## DIRECTIVE:
Do not include the pictures; repeat the rest of the data exactly.
* Begin *
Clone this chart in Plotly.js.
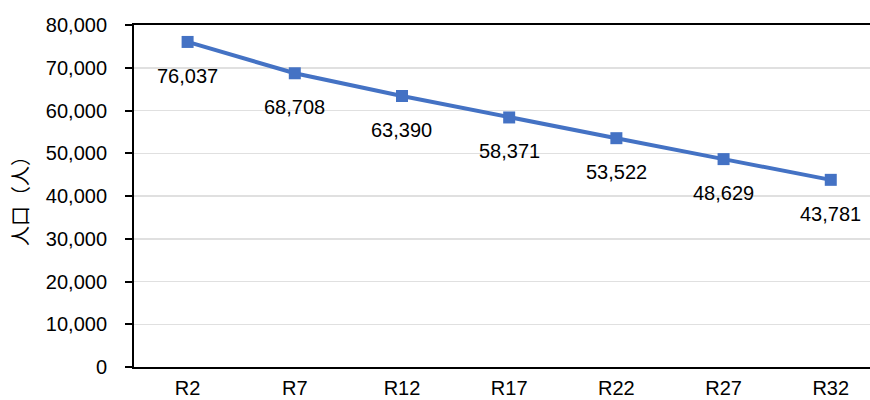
<!DOCTYPE html>
<html>
<head>
<meta charset="utf-8">
<script src="https://cdn.plot.ly/plotly-3.0.1.min.js"></script>
<style>
  html, body { margin: 0; padding: 0; background: #fff; }
  #chart { width: 870px; height: 400px; }
</style>
</head>
<body>
<div id="chart"></div>
<script>
// Projected population by year (令和)
const years = ['R2', 'R7', 'R12', 'R17', 'R22', 'R27', 'R32'];
const population = [76037, 68708, 63390, 58371, 53522, 48629, 43781];
const yTicks = [0, 10000, 20000, 30000, 40000, 50000, 60000, 70000, 80000];

const fmt = v => v.toLocaleString('en-US');
const baseFont = { family: 'Liberation Sans, Arial, sans-serif', size: 20, color: '#000' };

const trace = {
  x: years,
  y: population,
  type: 'scatter',
  mode: 'lines+markers',
  line: { color: '#4472C4', width: 4 },
  marker: { symbol: 'square', size: 12, color: '#4472C4' },
  hoverinfo: 'none'
};

// value labels under each point
const labels = years.map((yr, i) => ({
  x: yr,
  y: population[i],
  xref: 'x',
  yref: 'y',
  text: fmt(population[i]),
  showarrow: false,
  yshift: -34,
  font: baseFont
}));

const layout = {
  width: 870,
  height: 400,
  margin: { l: 134, r: 0, t: 25, b: 33 },
  paper_bgcolor: '#fff',
  plot_bgcolor: '#fff',
  showlegend: false,
  font: baseFont,
  xaxis: {
    type: 'category',
    range: [-0.5, 6.366],
    showgrid: false,
    showline: true,
    linecolor: '#000',
    linewidth: 2,
    mirror: true,
    ticks: '',
    tickfont: baseFont,
    ticklabelstandoff: 2,
    fixedrange: true
  },
  yaxis: {
    range: [0, 80000],
    tickvals: yTicks,
    ticktext: yTicks.map(fmt),
    showgrid: true,
    gridcolor: '#e0e0e0',
    gridwidth: 1.5,
    zeroline: false,
    showline: true,
    linecolor: '#000',
    linewidth: 2,
    ticks: 'outside',
    ticklen: 7,
    tickwidth: 2,
    tickcolor: '#000',
    tickfont: baseFont,
    ticklabelstandoff: 14,
    title: {
      text: '人口（人）',
      font: { family: 'Noto Sans CJK JP, sans-serif', size: 20, color: '#000' },
      standoff: 12
    },
    automargin: false,
    fixedrange: true
  },
  annotations: labels
};

Plotly.newPlot('chart', [trace], layout, { displayModeBar: false, staticPlot: true });
</script>
</body>
</html>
* End *
## WRITTEN RESPONSE:
Clone this chart in Plotly.js.
<!DOCTYPE html>
<html>
<head>
<meta charset="utf-8">
<script src="https://cdn.plot.ly/plotly-3.0.1.min.js"></script>
<style>
  html, body { margin: 0; padding: 0; background: #fff; }
  #chart { width: 870px; height: 400px; }
</style>
</head>
<body>
<div id="chart"></div>
<script>
// Projected population by year (令和)
const years = ['R2', 'R7', 'R12', 'R17', 'R22', 'R27', 'R32'];
const population = [76037, 68708, 63390, 58371, 53522, 48629, 43781];
const yTicks = [0, 10000, 20000, 30000, 40000, 50000, 60000, 70000, 80000];

const fmt = v => v.toLocaleString('en-US');
const baseFont = { family: 'Liberation Sans, Arial, sans-serif', size: 20, color: '#000' };

const trace = {
  x: years,
  y: population,
  type: 'scatter',
  mode: 'lines+markers',
  line: { color: '#4472C4', width: 4 },
  marker: { symbol: 'square', size: 12, color: '#4472C4' },
  hoverinfo: 'none'
};

// value labels under each point
const labels = years.map((yr, i) => ({
  x: yr,
  y: population[i],
  xref: 'x',
  yref: 'y',
  text: fmt(population[i]),
  showarrow: false,
  yshift: -34,
  font: baseFont
}));

const layout = {
  width: 870,
  height: 400,
  margin: { l: 134, r: 0, t: 25, b: 33 },
  paper_bgcolor: '#fff',
  plot_bgcolor: '#fff',
  showlegend: false,
  font: baseFont,
  xaxis: {
    type: 'category',
    range: [-0.5, 6.366],
    showgrid: false,
    showline: true,
    linecolor: '#000',
    linewidth: 2,
    mirror: true,
    ticks: '',
    tickfont: baseFont,
    ticklabelstandoff: 2,
    fixedrange: true
  },
  yaxis: {
    range: [0, 80000],
    tickvals: yTicks,
    ticktext: yTicks.map(fmt),
    showgrid: true,
    gridcolor: '#e0e0e0',
    gridwidth: 1.5,
    zeroline: false,
    showline: true,
    linecolor: '#000',
    linewidth: 2,
    ticks: 'outside',
    ticklen: 7,
    tickwidth: 2,
    tickcolor: '#000',
    tickfont: baseFont,
    ticklabelstandoff: 14,
    title: {
      text: '人口（人）',
      font: { family: 'Noto Sans CJK JP, sans-serif', size: 20, color: '#000' },
      standoff: 12
    },
    automargin: false,
    fixedrange: true
  },
  annotations: labels
};

Plotly.newPlot('chart', [trace], layout, { displayModeBar: false, staticPlot: true });
</script>
</body>
</html>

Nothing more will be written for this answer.